There are certain events in the British calendar occur on a regular basis.
You know, like the England team getting knocked out on penalties, or Katie Price bringing out a new autobiography.
Such moments allow hacks to produce thousands of words of speculation which are read by us, the punters, with a certain sense of déjà vu.
In my third year at college I ended up having to write essays on similar subjects to those on which I had opined in my first year.
Given that when I first arrived I was bright-eyed, diligent, and pretty much a stranger to both the booze and boys, I momentarily considered running a particularly interminable first year piece on social contract theory through Babelfish – from English to Latin and then back again – so it was rendered slightly different in translation, and resubmitting the bugger as new.
I didn’t, but I’ve often felt since that this is what our friends in the media do on such subjects as constitutional reform in general and Lords reform in particular.
“Oi, Bert! The Lib Dems are trying to crow-bar reform of the Lords onto the Statute Book again. Have you got that standard article you wrote in 1997? Take out the references to Blair, update the Paddy Ashdown quote, add something suitably sombre from Betty Boothroyd about how this will end democracy in Britain as we know it, and stick it in the editorials. Last one to the pub buys the gins.”
And all is quiet until the next time.
I am pretty ambivalent on issues such as Lords reform or the abolition of the monarchy.
I mean, if asked whether I wanted either of these things to come to pass I would probably, in all conscience, have to agree. The problem is, that I just can’t be arsed.
Working on the 'Would They Wear it in Walthamstow Principle': of all the problems that beset British society, very few people seem to reckon that the answer is spending ages designing a new Upper House filled with professional politicians with expense accounts.
The public aren’t exactly enamoured with the political class at the best of times, and proposing to extend it at taxpayers’ expense in the middle of a recession and the Eurozone crisis is a decision that Sir Humphrey, were he still with us, would describe as “courageous”.

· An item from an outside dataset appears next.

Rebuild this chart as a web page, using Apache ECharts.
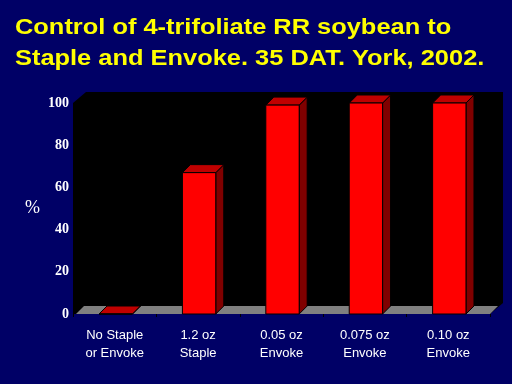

In the event, it looks like the Lords Reform Bill will be scuppered at the first hurdle via a rebellion by the Tories on the Programme Motion.
With the ostensibly noble aim of ensuring that any constitutional change is subject to proper scrutiny, a group of Conservatives have pledged to vote against the Motion which timetables the Bill, meaning that there is a very real danger that it will be talked out.
Today in Parliament is set to get very tedious, folks, as the prospect of endless repeats of those well-worn arguments both for and against reform take place over the next weeks and months.
It will be like a sitting Friday debating private members' bills with Christopher Chope MP (AKA The Legislative Terminator) in all his loquacious glory.
As that great philosophical work, Hitchhiker’s Guide to the Galaxy, teaches us: it’s not the answer that’s important, it’s the question.
And if the answer is Lords reform, then I suggest that we are most certainly asking the wrong question.
But, bag-carriers, if your boss is set on getting in on the action, don’t sweat it. Dig out that old speech and fire up Babelfish.
Last one to the Sports buys the gins.